Bevor Getreide aus der Retorte gezogen wird, gilt es deshalb, sich nach Lösungen umzusehen, die die Natur bereits gefunden hat. Immer wieder unternehmen die Forscherinnen und Forscher des IPK ausgedehnte Reisen, um Wildformen der Kulturpflanzen zu finden und zu sichern. "Unser Getreide beispielsweise kommt ursprünglich aus dem Nahen Osten", erklärt Graner, "also fahren wir dorthin, um Gräser zu sammeln, aus denen Weizen, Roggen und die vielen anderen Arten gezüchtet wurden". In diesem Jahr ist eine Reise nach Georgien geplant. Die Region im Kaukasus war Rückzugsgebiet für viele Pflanzen, die während der Eiszeit von den aus Skandinavien vorrückenden Gletschern verdrängt wurden.
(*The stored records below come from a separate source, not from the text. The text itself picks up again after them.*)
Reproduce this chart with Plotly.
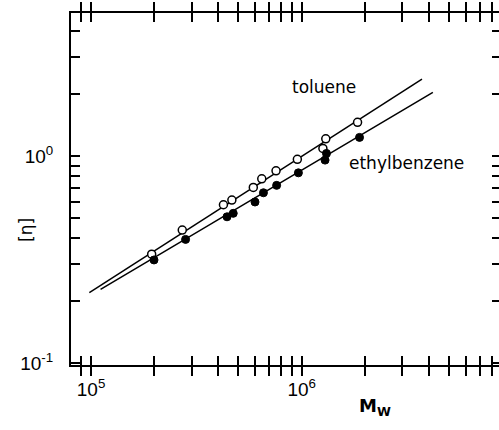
import numpy as np
import plotly.graph_objects as go

# ---- data ----
tol_M = [1.94e5, 2.71e5, 4.25e5, 4.66e5, 5.89e5, 6.46e5, 7.55e5, 9.53e5, 1.26e6, 1.30e6, 1.84e6]
tol_eta = [0.336, 0.439, 0.582, 0.613, 0.706, 0.777, 0.849, 0.964, 1.089, 1.212, 1.455]

eb_M = [1.99e5, 2.81e5, 4.42e5, 4.73e5, 6.00e5, 6.58e5, 7.60e5, 9.64e5, 1.29e6, 1.31e6, 1.88e6]
eb_eta = [0.315, 0.396, 0.509, 0.529, 0.600, 0.665, 0.722, 0.830, 0.956, 1.03, 1.231]

tol_fit_M = [0.982e5, 3.72e6]
tol_fit_eta = [0.219, 2.355]
eb_fit_M = [1.11e5, 4.19e6]
eb_fit_eta = [0.227, 2.03]

x_tickvals = [9e4, 1e5, 2e5, 3e5, 4e5, 5e5, 6e5, 7e5, 8e5, 9e5, 1e6,
              2e6, 3e6, 4e6, 5e6, 6e6, 7e6, 8e6, 9e6]
x_ticktext = ["", "10<sup>5</sup>", "", "", "", "", "", "", "", "", "10<sup>6</sup>",
              "", "", "", "", "", "", "", ""]
y_tickvals = [0.1, 0.2, 0.3, 0.4, 0.5, 0.6, 0.7, 0.8, 0.9, 1.0, 2.0, 3.0, 4.0]
y_ticktext = ["10<sup>-1</sup>", "", "", "", "", "", "", "", "", "10<sup>0</sup>", "", "", ""]

series_labels = ["toluene", "ethylbenzene"]
label_pos = [(6.106, 0.333), (6.495, -0.034)]  # log10 coordinates

TICKFONT = "Liberation Sans"
LABFONT = "DejaVu Sans"
BLACK = "black"

fig = go.Figure()
fig.add_trace(go.Scatter(x=tol_fit_M, y=tol_fit_eta, mode="lines",
                         line=dict(color=BLACK, width=1.5), showlegend=False))
fig.add_trace(go.Scatter(x=eb_fit_M, y=eb_fit_eta, mode="lines",
                         line=dict(color=BLACK, width=1.5), showlegend=False))
fig.add_trace(go.Scatter(x=tol_M, y=tol_eta, mode="markers",
                         marker=dict(symbol="circle", size=8, color="white",
                                     line=dict(color=BLACK, width=1.5)),
                         showlegend=False))
fig.add_trace(go.Scatter(x=eb_M, y=eb_eta, mode="markers",
                         marker=dict(symbol="circle", size=8, color=BLACK,
                                     line=dict(color=BLACK, width=1)),
                         showlegend=False))
# invisible trace on right axis to show mirrored ticks without a spine
fig.add_trace(go.Scatter(x=[tol_M[0]], y=[tol_eta[0]], yaxis="y2", mode="markers",
                         marker=dict(opacity=0), showlegend=False, hoverinfo="skip"))

for (lab, (lx, ly)) in zip(series_labels, label_pos):
    fig.add_annotation(x=lx, y=ly, xref="x", yref="y", text=lab, showarrow=False,
                       font=dict(family=LABFONT, size=17, color=BLACK))

fig.add_annotation(x=-0.133, y=0.384, xref="paper", yref="paper", text="[η]",
                   textangle=-90, showarrow=False,
                   font=dict(family=LABFONT, size=17, color=BLACK))
fig.add_annotation(x=0.752, y=-0.158, xref="paper", yref="paper",
                   text="<b>M<sub>W</sub></b>",
                   showarrow=False, font=dict(family=LABFONT, size=18, color=BLACK))

fig.update_layout(
    width=499, height=430,
    margin=dict(l=71, r=0, t=13, b=65),
    paper_bgcolor="white", plot_bgcolor="white",
    font=dict(family=TICKFONT, size=19, color=BLACK),
    xaxis=dict(type="log", range=[4.905, 6.936], showgrid=False, zeroline=False,
               showline=True, linecolor=BLACK, linewidth=2, mirror="allticks",
               ticks="inside", ticklen=9, tickwidth=1.5, tickcolor=BLACK,
               tickvals=x_tickvals, ticktext=x_ticktext, ticklabelstandoff=6,
               tickfont=dict(family=TICKFONT, size=19, color=BLACK)),
    yaxis=dict(type="log", range=[-1.009, 0.691], showgrid=False, zeroline=False,
               showline=True, linecolor=BLACK, linewidth=2,
               ticks="inside", ticklen=9, tickwidth=1.5, tickcolor=BLACK,
               tickvals=y_tickvals, ticktext=y_ticktext, ticklabelstandoff=12,
               tickfont=dict(family=TICKFONT, size=19, color=BLACK)),
    yaxis2=dict(type="log", range=[-1.009, 0.691], overlaying="y", side="right",
                showgrid=False, zeroline=False, showline=False,
                ticks="inside", ticklen=7, tickwidth=1.5, tickcolor=BLACK,
                tickvals=y_tickvals, showticklabels=False),
)

fig.write_html("out.html")
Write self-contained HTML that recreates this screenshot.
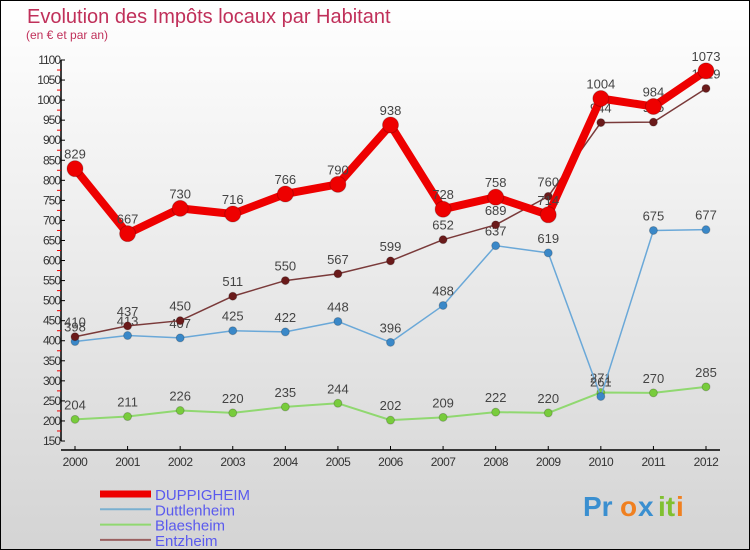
<!DOCTYPE html>
<html><head><meta charset="utf-8"><style>
body{margin:0}
#c{width:750px;height:550px;position:relative;overflow:hidden;font-family:"Liberation Sans",sans-serif}
</style></head><body>
<div id="c">
<svg id="s" width="750" height="550" xmlns="http://www.w3.org/2000/svg">
<defs><linearGradient id="bg" x1="0" y1="0" x2="0" y2="1"><stop offset="0" stop-color="#ffffff"/><stop offset="1" stop-color="#d4d4d4"/></linearGradient></defs>
<rect x="0.5" y="0.5" width="749" height="549" fill="url(#bg)" stroke="#000"/>
<text x="27" y="23" font-size="20" fill="#c0305a">Evolution des Impôts locaux par Habitant</text>
<text x="26" y="39" font-size="12" fill="#c0305a">(en € et par an)</text>
<g id="axes"></g><g id="series"></g><g id="legend"></g>
<g font-size="28" font-weight="bold">
<text x="583" y="516" fill="#3a8fd0">Pr</text><text x="620" y="516" fill="#f08020">o</text><text x="638" y="516" fill="#3a8fd0">x</text><text x="658" y="516" fill="#80c030">it</text><text x="676" y="516" fill="#f08020">i</text>
</g>
</svg></div>
<script>
const years=[2000,2001,2002,2003,2004,2005,2006,2007,2008,2009,2010,2011,2012];
const duppigheim=[829,667,730,716,766,790,938,728,758,714,1004,984,1073];
const duttlenheim=[398,413,407,425,422,448,396,488,637,619,261,675,677];
const blaesheim=[204,211,226,220,235,244,202,209,222,220,271,270,285];
const entzheim=[410,437,450,511,550,567,599,652,689,760,944,945,1029];
const yTicks=[150,200,250,300,350,400,450,500,550,600,650,700,750,800,850,900,950,1000,1050,1100];
const NS="http://www.w3.org/2000/svg";
const X=i=>75+i*(706-75)/12, Y=v=>441-(v-150)*(381/950);
function mk(t,a,p){const e=document.createElementNS(NS,t);for(const k in a)e.setAttribute(k,a[k]);p.appendChild(e);return e;}
const ax=document.getElementById('axes');
let l=mk('line',{x1:61,y1:60,x2:61,y2:441,stroke:'#000','stroke-width':1.5},ax);

l=mk('line',{x1:61,y1:450,x2:720,y2:450,stroke:'#000','stroke-width':1.5},ax);

yTicks.forEach((v,i)=>{
 mk('line',{x1:61,y1:Y(v),x2:65,y2:Y(v),stroke:'#000'},ax);
 if(i<yTicks.length-1) mk('line',{x1:57,y1:Y(v+25),x2:61,y2:Y(v+25),stroke:'#e00'},ax);
 const t=mk('text',{x:60,y:Y(v)+4,'font-size':12,fill:'#333','text-anchor':'end','letter-spacing':'-1'},ax);t.textContent=v;
 
});
years.forEach((y,i)=>{
 mk('line',{x1:X(i),y1:446,x2:X(i),y2:450,stroke:'#000'},ax);
 const t=mk('text',{x:X(i),y:466,'font-size':12,fill:'#333','text-anchor':'middle','letter-spacing':'-0.5'},ax);t.textContent=y;
 
});
const sg=document.getElementById('series');
function series(name,data,color,w,r,dot){
 const g=mk('g',{},sg);
 const p=mk('polyline',{points:data.map((v,i)=>X(i)+','+Y(v)).join(' '),fill:'none',stroke:color,'stroke-width':w,'stroke-linejoin':'round'},g);
 
 data.forEach((v,i)=>{
  const c=mk('circle',{cx:X(i),cy:Y(v),r:r,fill:dot,stroke:'rgba(0,0,0,0.2)'},g);
  
  const t=mk('text',{x:X(i),y:Y(v)-10,'font-size':13,fill:'#444','text-anchor':'middle'},g);t.textContent=v;
  
 });
}
series('blaesheim',blaesheim,'#90d870',2,4,'#78cc3c');
series('duttlenheim',duttlenheim,'#6aa8d8',1.5,4,'#3a88c8');
series('entzheim',entzheim,'#7a3a3a',1.5,4,'#6a1a1a');
series('duppigheim',duppigheim,'#ee0000',8,8,'#ee0000');
const lg=document.getElementById('legend');
[['DUPPIGHEIM','#ee0000',7],['Duttlenheim','#7ab0d0',2],['Blaesheim','#90d870',2],['Entzheim','#9a6060',2]].forEach((d,i)=>{
 const y=493+i*15.3;
 const ln=mk('line',{x1:100,y1:y+1,x2:151,y2:y+1,stroke:d[1],'stroke-width':d[2]},lg);
 
 const t=mk('text',{x:155,y:y+7,'font-size':15,fill:'#5a5aee'},lg);t.textContent=d[0];
 
});
</script>
</body></html>
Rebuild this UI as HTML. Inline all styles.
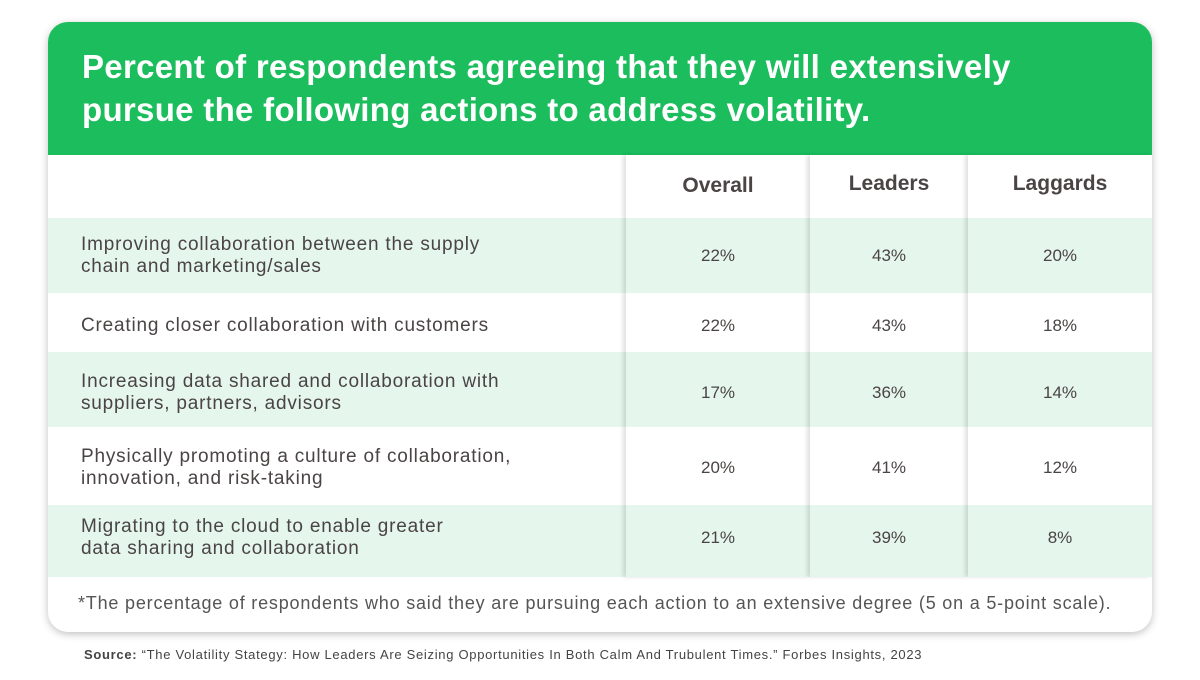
<!DOCTYPE html>
<html><head><meta charset="utf-8"><style>
body{margin:0;width:1200px;height:680px;background:#fff;font-family:"Liberation Sans",sans-serif;position:relative;overflow:hidden;color:#4a4444}
.card{position:absolute;left:48px;top:22px;width:1104px;height:610px;border-radius:20px;background:#fff;box-shadow:0 2px 8px rgba(0,0,0,.25);overflow:hidden}
.hdr{position:absolute;left:0;top:0;width:1104px;height:133px;background:#1bbd5d}
.title{position:absolute;left:34px;top:23px;font-size:33px;font-weight:bold;color:#fff;line-height:43px;letter-spacing:.3px}
.row{position:absolute;left:0;width:1104px}
.g{background:#e5f6ec}
.col{position:absolute;top:133px;height:422px;box-shadow:-3px 0 4px rgba(0,0,0,.12)}
.lab{position:absolute;left:81px;font-size:19px;line-height:22px;letter-spacing:.8px;color:#4a4444}
.v{position:absolute;font-size:17px;text-align:center;color:#4a4444}
.ch{position:absolute;font-size:21px;font-weight:bold;text-align:center}
</style></head><body>
<div class="card">
<div class="hdr"><div class="title">Percent of respondents agreeing that they will extensively<br>pursue the following actions to address volatility.</div></div>
<div class="row g" style="top:196px;height:75px"></div>
<div class="row g" style="top:330px;height:75px"></div>
<div class="row g" style="top:483px;height:72px"></div>
<div class="col" style="left:578px;width:184px"></div>
<div class="col" style="left:762px;width:158px"></div>
<div class="col" style="left:920px;width:184px"></div>
</div>
<div class="ch" style="left:626px;width:184px;top:174px">Overall</div>
<div class="ch" style="left:810px;width:158px;top:172px">Leaders</div>
<div class="ch" style="left:968px;width:184px;top:172px">Laggards</div>
<div id="rows"></div>
<div style="position:absolute;left:78px;top:593px;font-size:18px;letter-spacing:.8px;color:#555;white-space:nowrap">*The percentage of respondents who said they are pursuing each action to an extensive degree (5 on a 5-point scale).</div>
<div style="position:absolute;left:84px;top:647px;font-size:13px;letter-spacing:.7px;color:#444;white-space:nowrap"><b>Source:</b> “The Volatility Stategy: How Leaders Are Seizing Opportunities In Both Calm And Trubulent Times.” Forbes Insights, 2023</div>
<script>
const labels=["Improving collaboration between the supply<br>chain and marketing/sales","Creating closer collaboration with customers","Increasing data shared and collaboration with<br>suppliers, partners, advisors","Physically promoting a culture of collaboration,<br>innovation, and risk-taking","Migrating to the cloud to enable greater<br>data sharing and collaboration"];
const overall=[22,22,17,20,21];
const leaders=[43,43,36,41,39];
const laggards=[20,18,14,12,8];
const centers=[256,326,393,468,538];
const cols=[[626,184],[810,158],[968,184]];
const c=document.getElementById('rows');
labels.forEach((l,i)=>{
 const d=document.createElement('div');d.className='lab';
 
 
 d.innerHTML=l;const n=l.includes('<br>')?2:1;
 d.style.top=(centers[i]-11*n)+'px';c.appendChild(d);
 [overall,leaders,laggards].forEach((s,j)=>{
  const v=document.createElement('div');v.className='v';
  
  
  v.textContent=s[i]+'%';v.style.left=cols[j][0]+'px';v.style.width=cols[j][1]+'px';
  v.style.top=(centers[i]-10)+'px';c.appendChild(v);
 });
});
</script>
</body></html>
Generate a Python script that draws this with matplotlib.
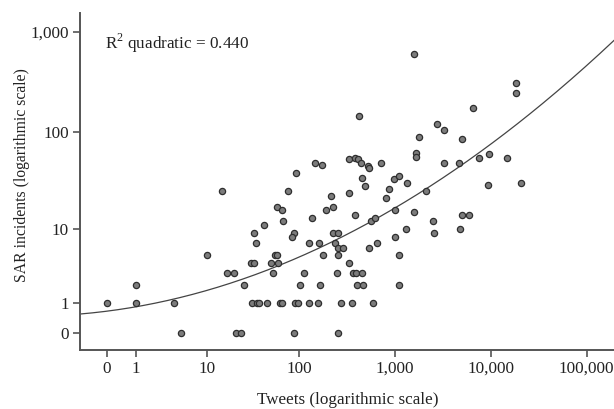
import numpy as np
import matplotlib
matplotlib.use("Agg")
import matplotlib.pyplot as plt

# Data (tweets, SAR incidents)
tweets = [0, 1, 1, 4, 5, 10, 17, 20, 21, 24, 26, 31, 33, 32, 36, 38, 46, 33, 35, 42,
          15, 55, 59, 50, 60, 53, 63, 66, 59, 66, 68, 77, 92, 88, 84, 90, 98, 89, 103, 113,
          135, 128, 163, 177, 128, 159, 166, 147, 173, 216, 225, 192, 228, 236, 254, 255, 288, 254, 254, 333,
          248, 370, 392, 459, 401, 470, 273, 356, 598, 1108, 1108, 538, 658, 1007, 1302, 2488, 2548, 4785, 4990, 5943,
          382, 565, 623, 1006, 1590, 333, 459, 493, 984, 1109, 1333, 872, 805, 2119, 331, 388, 417, 442, 526, 535,
          715, 1667, 1667, 1778, 3266, 4677, 7551, 9485, 14690, 9440, 20840, 5024, 2780, 3289, 6590, 18360, 18360, 427, 1588]
incidents = [1, 2, 1, 1, 0, 5, 3, 3, 0, 0, 2, 4, 4, 1, 1, 1, 1, 9, 7, 11,
             25, 5, 5, 4, 4, 3, 1, 1, 17, 16, 12, 25, 38, 9, 8, 1, 1, 0, 2, 3,
             13, 7, 7, 5, 1, 1, 2, 48, 46, 22, 17, 16, 9, 7, 9, 6, 6, 5, 0, 4,
             3, 3, 3, 3, 2, 2, 1, 1, 1, 2, 5, 6, 7, 8, 10, 12, 9, 10, 14, 14,
             14, 12, 13, 16, 15, 24, 34, 28, 33, 36, 30, 26, 21, 25, 53, 54, 53, 49, 45, 43,
             48, 61, 56, 89, 49, 49, 55, 60, 55, 29, 30, 85, 119, 104, 173, 308, 244, 145, 596]

# Quadratic fit in log10(v+1) space (coefficients)
fit_coeffs = [0.0735, 0.1215, 0.22]   # c, b, a
r2_text = "R$^2$ quadratic = 0.440"

x_ticks = [0, 1, 10, 100, 1000, 10000, 100000]
x_ticklabels = ["0", "1", "10", "100", "1,000", "10,000", "100,000"]
y_ticks = [0, 1, 10, 100, 1000]
y_ticklabels = ["0", "1", "10", "100", "1,000"]

plt.rcParams['font.family'] = ['Liberation Serif', 'DejaVu Serif']
plt.rcParams['mathtext.fontset'] = 'custom'
plt.rcParams['mathtext.rm'] = 'Liberation Serif'


def fwd(v):
    v = np.asarray(v, dtype=float)
    with np.errstate(invalid='ignore', divide='ignore'):
        return np.log10(v + 1)


def inv(v):
    return 10 ** np.asarray(v, dtype=float) - 1


fig = plt.figure(figsize=(6.14, 4.09), dpi=100)
ax = fig.add_axes([80 / 614, 1 - 350 / 409, 1 - 80 / 614, (350 - 13) / 409])
ax.set_xscale('function', functions=(fwd, inv))
ax.set_yscale('function', functions=(fwd, inv))

xl = (inv(-0.278), inv(5.284))
yl = (inv(-0.166), inv(3.187))

# fit curve
lx = np.linspace(-0.278, 5.284, 300)
ly = np.polyval(fit_coeffs, lx)
ax.plot(inv(lx), inv(ly), color='#444444', lw=0.9, zorder=2)

ax.scatter(tweets, incidents, s=20, facecolor='#7c7c7c', edgecolor='#2e2e2e',
           linewidths=0.9, zorder=3)

ax.set_xlim(*xl)
ax.set_ylim(*yl)
ax.set_xticks(x_ticks)
ax.set_xticklabels(x_ticklabels)
ax.set_yticks(y_ticks)
ax.set_yticklabels(y_ticklabels)
ax.minorticks_off()

for s in ['top', 'right']:
    ax.spines[s].set_visible(False)
for s in ['left', 'bottom']:
    ax.spines[s].set_color('#555555')
    ax.spines[s].set_linewidth(1.4)
ax.tick_params(axis='both', direction='out', length=5, width=1.2, color='#555555',
               labelsize=12.3, labelcolor='#222222', pad=3)

fig.text(105 / 614, 1 - 43 / 409, r2_text, fontsize=12.3, color='#222222',
         ha='left', va='center')
fig.text(347.5 / 614, 1 - 400 / 409, "Tweets (logarithmic scale)", fontsize=12.3,
         color='#222222', ha='center', va='center')
fig.text(22 / 614, 1 - 175 / 409, "SAR incidents (logarithmic scale)", fontsize=11.3,
         color='#222222', ha='center', va='center', rotation=90)

fig.savefig("out.png", dpi=100)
Jetzt sind es erneut der Klimawandel und zusätzlich der Mensch, die die Biodiversität massiv bedrohen. "Vor diesem Hintergrund sind das Sammeln von Wildformen und das Aufbewahren von Züchtungen enorm wichtig", betont Graner. Nur so sei es möglich, auf die sich ändernden Bedingungen zu reagieren. Es gehe nicht nur um neue klimatische Anforderungen, sagt er, sondern auch um andere Ansprüche an Nutzpflanzen. "Früher stand die Sicherung der Ernährung im Vordergrund", so der Wissenschaftler, "heute fragt man zusätzlich nach nachwachsenden Rohstoffen, seien es chemische Grundstoffe oder Fasern für die Industrie oder Energiepflanzen".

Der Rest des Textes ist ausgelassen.